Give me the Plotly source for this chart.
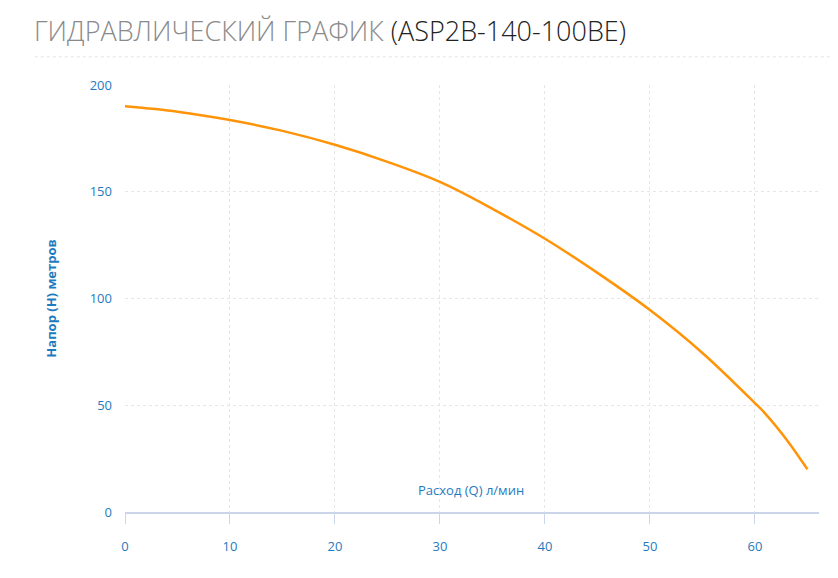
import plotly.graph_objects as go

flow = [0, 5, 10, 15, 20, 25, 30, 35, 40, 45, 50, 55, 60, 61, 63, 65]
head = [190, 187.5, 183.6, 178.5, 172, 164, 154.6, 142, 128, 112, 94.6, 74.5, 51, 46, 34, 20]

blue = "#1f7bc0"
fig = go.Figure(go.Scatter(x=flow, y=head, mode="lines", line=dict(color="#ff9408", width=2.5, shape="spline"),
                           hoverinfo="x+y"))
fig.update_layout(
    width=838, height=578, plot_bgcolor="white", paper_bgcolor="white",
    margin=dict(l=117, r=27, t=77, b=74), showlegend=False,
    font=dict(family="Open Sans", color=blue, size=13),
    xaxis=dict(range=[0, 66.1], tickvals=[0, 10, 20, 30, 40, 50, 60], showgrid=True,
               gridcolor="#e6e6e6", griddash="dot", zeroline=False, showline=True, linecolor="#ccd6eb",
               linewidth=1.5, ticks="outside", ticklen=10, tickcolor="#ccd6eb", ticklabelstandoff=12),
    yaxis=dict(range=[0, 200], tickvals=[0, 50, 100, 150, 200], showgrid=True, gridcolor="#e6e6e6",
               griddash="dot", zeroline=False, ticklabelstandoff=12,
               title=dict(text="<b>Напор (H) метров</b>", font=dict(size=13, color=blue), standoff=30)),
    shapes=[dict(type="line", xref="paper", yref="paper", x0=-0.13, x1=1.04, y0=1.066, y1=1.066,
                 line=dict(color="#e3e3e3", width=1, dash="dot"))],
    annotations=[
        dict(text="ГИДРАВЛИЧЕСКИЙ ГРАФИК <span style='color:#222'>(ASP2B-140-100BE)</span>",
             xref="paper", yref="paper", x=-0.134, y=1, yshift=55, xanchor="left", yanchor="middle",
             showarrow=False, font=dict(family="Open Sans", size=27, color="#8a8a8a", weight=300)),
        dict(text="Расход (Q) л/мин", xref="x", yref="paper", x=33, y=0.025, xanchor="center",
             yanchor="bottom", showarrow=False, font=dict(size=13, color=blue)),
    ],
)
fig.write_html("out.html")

****************************************

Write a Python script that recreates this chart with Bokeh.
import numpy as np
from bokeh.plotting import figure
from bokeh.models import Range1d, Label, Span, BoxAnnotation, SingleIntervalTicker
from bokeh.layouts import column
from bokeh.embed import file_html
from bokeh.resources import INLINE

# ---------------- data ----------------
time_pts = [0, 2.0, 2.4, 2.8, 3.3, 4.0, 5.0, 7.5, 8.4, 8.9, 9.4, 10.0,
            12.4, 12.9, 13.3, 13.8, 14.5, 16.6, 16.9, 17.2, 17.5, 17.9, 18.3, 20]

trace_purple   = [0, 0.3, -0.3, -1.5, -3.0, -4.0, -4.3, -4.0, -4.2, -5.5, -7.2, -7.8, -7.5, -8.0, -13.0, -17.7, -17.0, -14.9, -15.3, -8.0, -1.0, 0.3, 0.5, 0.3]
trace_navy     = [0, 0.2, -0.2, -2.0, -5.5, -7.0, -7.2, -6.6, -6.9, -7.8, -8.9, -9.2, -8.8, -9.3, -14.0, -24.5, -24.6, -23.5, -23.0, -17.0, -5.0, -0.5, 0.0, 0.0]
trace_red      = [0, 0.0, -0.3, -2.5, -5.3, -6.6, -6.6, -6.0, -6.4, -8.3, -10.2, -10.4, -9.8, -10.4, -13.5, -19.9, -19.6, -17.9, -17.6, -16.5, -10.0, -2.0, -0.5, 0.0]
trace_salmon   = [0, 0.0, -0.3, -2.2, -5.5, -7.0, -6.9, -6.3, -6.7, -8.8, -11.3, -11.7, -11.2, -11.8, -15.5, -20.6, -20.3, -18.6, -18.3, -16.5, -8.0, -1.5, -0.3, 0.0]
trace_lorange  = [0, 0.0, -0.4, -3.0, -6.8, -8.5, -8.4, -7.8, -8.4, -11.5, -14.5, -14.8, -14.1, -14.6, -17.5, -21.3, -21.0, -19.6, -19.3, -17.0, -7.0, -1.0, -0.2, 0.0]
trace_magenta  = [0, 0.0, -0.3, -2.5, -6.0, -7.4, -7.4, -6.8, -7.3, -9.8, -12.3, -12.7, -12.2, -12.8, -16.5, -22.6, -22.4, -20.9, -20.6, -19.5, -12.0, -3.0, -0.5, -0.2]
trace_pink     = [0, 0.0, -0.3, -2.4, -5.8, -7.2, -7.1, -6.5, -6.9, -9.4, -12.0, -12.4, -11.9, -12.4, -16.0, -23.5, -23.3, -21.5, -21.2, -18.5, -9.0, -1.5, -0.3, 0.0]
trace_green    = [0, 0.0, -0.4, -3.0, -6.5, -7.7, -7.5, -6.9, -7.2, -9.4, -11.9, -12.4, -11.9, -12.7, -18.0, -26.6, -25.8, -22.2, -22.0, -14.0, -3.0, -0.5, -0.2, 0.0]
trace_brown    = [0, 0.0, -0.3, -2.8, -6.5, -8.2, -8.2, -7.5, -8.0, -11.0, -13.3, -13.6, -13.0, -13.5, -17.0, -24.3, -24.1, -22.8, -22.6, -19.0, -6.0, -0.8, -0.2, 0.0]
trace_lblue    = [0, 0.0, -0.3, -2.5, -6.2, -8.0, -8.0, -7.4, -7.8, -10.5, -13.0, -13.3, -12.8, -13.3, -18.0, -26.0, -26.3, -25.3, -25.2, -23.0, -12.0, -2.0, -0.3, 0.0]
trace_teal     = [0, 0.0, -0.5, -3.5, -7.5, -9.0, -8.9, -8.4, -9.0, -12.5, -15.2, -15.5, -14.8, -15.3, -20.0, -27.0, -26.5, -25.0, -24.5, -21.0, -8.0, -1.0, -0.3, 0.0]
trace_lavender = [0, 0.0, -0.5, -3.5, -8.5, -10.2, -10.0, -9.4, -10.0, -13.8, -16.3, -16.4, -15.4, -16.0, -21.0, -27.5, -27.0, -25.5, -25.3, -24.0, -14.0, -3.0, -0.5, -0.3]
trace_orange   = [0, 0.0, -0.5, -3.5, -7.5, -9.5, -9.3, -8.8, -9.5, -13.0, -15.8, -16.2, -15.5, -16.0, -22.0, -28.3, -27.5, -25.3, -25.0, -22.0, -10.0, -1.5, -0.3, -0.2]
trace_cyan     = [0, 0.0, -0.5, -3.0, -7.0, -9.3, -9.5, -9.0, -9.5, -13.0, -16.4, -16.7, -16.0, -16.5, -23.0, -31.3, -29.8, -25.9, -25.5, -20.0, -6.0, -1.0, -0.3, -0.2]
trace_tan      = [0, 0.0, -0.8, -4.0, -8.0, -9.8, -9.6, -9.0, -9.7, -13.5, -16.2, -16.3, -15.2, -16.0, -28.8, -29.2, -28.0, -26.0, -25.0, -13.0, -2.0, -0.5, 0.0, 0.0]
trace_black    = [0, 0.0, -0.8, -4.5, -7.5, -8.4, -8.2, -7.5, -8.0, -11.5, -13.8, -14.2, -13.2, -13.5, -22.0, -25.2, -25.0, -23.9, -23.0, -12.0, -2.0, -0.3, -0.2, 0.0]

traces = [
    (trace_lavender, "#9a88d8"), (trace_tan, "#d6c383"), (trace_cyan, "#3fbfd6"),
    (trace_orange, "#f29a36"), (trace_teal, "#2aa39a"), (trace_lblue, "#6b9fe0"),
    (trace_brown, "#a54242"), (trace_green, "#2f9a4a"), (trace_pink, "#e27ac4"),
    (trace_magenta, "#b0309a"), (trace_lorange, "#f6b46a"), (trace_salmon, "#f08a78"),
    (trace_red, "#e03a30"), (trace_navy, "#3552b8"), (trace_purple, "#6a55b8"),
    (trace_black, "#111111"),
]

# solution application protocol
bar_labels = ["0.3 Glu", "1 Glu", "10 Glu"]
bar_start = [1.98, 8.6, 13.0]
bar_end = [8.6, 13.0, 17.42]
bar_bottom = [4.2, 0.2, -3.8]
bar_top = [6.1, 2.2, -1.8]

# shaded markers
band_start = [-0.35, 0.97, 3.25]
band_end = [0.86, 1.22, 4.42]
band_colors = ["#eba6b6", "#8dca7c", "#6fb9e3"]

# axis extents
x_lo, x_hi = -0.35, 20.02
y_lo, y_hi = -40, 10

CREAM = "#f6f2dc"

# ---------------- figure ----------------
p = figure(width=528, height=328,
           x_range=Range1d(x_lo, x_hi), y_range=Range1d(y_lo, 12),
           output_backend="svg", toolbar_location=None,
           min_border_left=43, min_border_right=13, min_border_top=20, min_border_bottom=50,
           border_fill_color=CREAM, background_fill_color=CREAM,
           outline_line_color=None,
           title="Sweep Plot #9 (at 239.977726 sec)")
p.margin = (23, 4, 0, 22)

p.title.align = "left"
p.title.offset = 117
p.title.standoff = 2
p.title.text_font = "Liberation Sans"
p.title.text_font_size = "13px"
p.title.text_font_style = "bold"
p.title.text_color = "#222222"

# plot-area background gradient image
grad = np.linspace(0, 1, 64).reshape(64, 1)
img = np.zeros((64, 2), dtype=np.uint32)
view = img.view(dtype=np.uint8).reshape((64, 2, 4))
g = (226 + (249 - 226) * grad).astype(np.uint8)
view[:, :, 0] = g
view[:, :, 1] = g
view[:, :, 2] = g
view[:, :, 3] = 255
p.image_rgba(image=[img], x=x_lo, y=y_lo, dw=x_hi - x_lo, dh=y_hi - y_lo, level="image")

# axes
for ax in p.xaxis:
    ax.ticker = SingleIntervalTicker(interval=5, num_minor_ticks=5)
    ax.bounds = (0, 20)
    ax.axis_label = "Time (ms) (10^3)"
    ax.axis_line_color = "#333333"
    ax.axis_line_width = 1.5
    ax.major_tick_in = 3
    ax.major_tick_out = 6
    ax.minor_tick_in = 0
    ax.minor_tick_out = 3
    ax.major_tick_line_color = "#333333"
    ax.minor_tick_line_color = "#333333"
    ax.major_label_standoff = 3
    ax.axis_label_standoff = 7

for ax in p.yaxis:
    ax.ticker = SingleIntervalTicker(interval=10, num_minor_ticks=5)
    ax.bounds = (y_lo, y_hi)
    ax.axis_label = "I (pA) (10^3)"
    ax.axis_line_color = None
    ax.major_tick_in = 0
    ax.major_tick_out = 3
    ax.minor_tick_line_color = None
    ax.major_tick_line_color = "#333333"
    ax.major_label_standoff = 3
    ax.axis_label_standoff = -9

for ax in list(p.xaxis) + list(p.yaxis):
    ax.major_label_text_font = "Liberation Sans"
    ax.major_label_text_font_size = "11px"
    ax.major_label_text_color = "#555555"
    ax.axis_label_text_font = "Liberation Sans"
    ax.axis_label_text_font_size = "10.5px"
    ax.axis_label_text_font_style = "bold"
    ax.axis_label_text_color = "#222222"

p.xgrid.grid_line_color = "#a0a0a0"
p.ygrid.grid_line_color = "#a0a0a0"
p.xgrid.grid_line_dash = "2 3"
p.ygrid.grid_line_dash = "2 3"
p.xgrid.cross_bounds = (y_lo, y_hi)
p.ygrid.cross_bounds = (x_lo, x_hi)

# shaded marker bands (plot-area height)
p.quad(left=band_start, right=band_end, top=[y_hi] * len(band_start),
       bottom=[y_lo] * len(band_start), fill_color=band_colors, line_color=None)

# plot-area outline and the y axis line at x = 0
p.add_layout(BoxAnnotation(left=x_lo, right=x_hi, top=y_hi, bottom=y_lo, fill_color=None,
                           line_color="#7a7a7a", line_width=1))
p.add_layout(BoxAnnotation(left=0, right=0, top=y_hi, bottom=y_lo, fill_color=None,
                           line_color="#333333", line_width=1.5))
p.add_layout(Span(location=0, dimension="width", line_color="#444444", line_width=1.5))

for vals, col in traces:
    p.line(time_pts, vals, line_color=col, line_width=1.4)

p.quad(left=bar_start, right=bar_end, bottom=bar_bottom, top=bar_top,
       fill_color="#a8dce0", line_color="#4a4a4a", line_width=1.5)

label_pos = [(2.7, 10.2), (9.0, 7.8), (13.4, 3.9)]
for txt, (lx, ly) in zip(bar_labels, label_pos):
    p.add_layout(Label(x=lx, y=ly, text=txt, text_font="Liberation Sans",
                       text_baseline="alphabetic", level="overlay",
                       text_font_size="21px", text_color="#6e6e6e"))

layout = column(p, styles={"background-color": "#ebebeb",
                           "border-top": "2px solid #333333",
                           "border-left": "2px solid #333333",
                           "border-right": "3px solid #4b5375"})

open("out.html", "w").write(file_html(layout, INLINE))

****************************************

**To be done**
Leave out the pictures, and copy only the lines from the one holding "Give me the Plotly source for this chart." through the one holding "46, 34, 20]", exactly as written.

**Solution below**
Give me the Plotly source for this chart.
import plotly.graph_objects as go

flow = [0, 5, 10, 15, 20, 25, 30, 35, 40, 45, 50, 55, 60, 61, 63, 65]
head = [190, 187.5, 183.6, 178.5, 172, 164, 154.6, 142, 128, 112, 94.6, 74.5, 51, 46, 34, 20]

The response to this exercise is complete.